- Born: 1938 Pazhayannur, Kerala, India
- Died: 12 February 2011 (aged 72–73) Wayanad, Kerala, India
- Occupations: Cinematographer; film director;

= Vipindas =

Indian cinematographer and director (1938–2011)

Vipindas (1938 – 12 February 2011) was an Indian cinematographer and director. He has cinematographed more than 200 films in Malayalam alone, and has directed a couple of films.

==Biography==
Vipindas was born in 1938 in Pazhayannur, Thrissur, Kerala, as the son of Pallippatta Sankaran Nair and Lakshmi Amma. At the age of 15, he went to Madras (now Chennai) to study photography.
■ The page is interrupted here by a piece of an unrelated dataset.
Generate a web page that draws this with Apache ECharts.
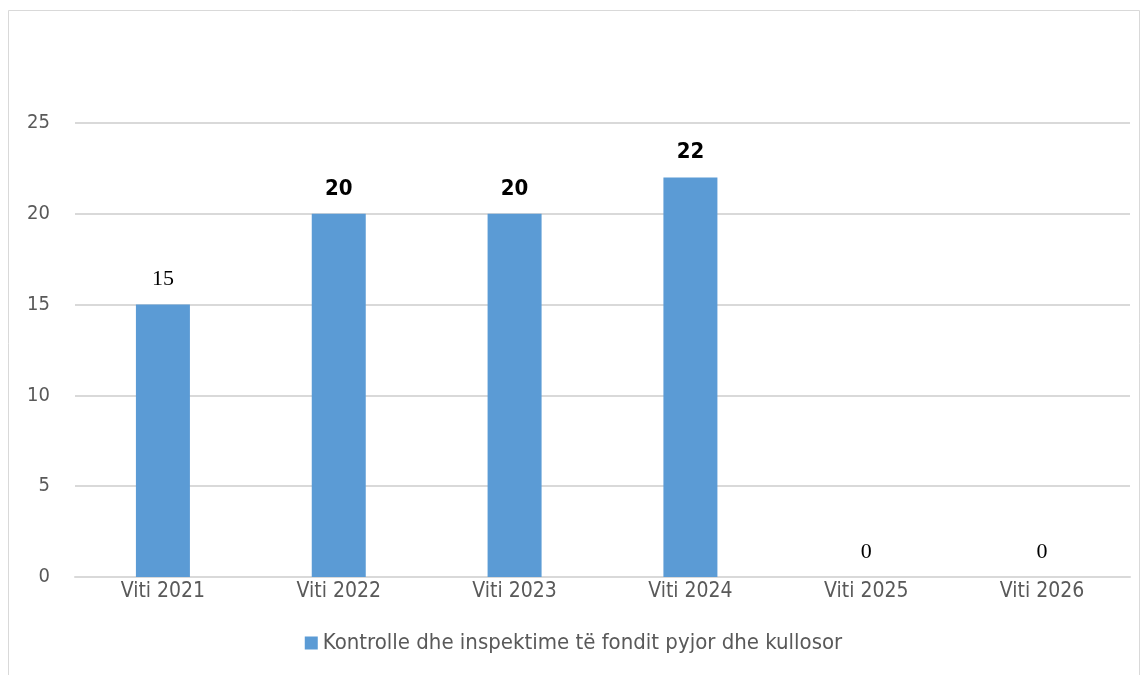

He had no formal education in photography but was able to assist veteran Bollywood cinematographer Beevashom for three years. Vipindas started his film career with the Tamil film Thalattu, which he also directed. He debuted in Malayalam through Prethangalude Thazhvara by P.Venu. It was followed by Prathidhwani, directed by him but filmed by veteran director I. V. Sasi. This film established the successful collaboration of Sasi and Vipindas. He worked as a cinematographer with Sasi in about twenty five films. He also collaborated with several directors including P. A. Backer, Fazil, Hariharan, Joshiy, K. Madhu, Padmarajan and Bharathan. His last work was Thathwamasi, directed by Sunil. He died on 12 February 2011.

==Selected filmography==
- Prethangalude Thaazhvara
- Prathidhwani
- Manimuzhakkam (Winner, Kerala State Film Award for Best Photography)
- Kabani Nadi Chuvannappol
- Avalude Ravukal
- Moonnam Mura
- Oru CBI Diary Kurippu
- Thuramukham
- Nirakkoottu
- Irupatham Noottandu
- Chillu
- Purappadu
- Adhipan
- Jagratha
- Oru Kochu Swapnam
- Thathwamasi
- Adayalam
- Randam Varavu
- Mounam Sammadham
- Aankiliyude Tharattu
- Oru Sindoora Pottinte Ormaykku
- Ee Kaikalil
- Adukkan Entheluppam
- Iniyum Kurukshethram
- Ente Kanakkuyil
- Azhiyatha Bandhangal
- Kaiyum Thalayum Purathidaruthu
- Piriyilla Naam
- Belt Mathai
- Changatham
- Ponmudy
- Oridathoru Phayalwan
- Kallan Pavithran (1981)
- Parvathi
- Oru Kochu Swapnam (Directed)
- Prathidhawani (Directed)

==Awards==
Vipin Das won the Kerala state award for best black & white cinematography for Choondakkari, Manimuzhakkam, and Aalinganam.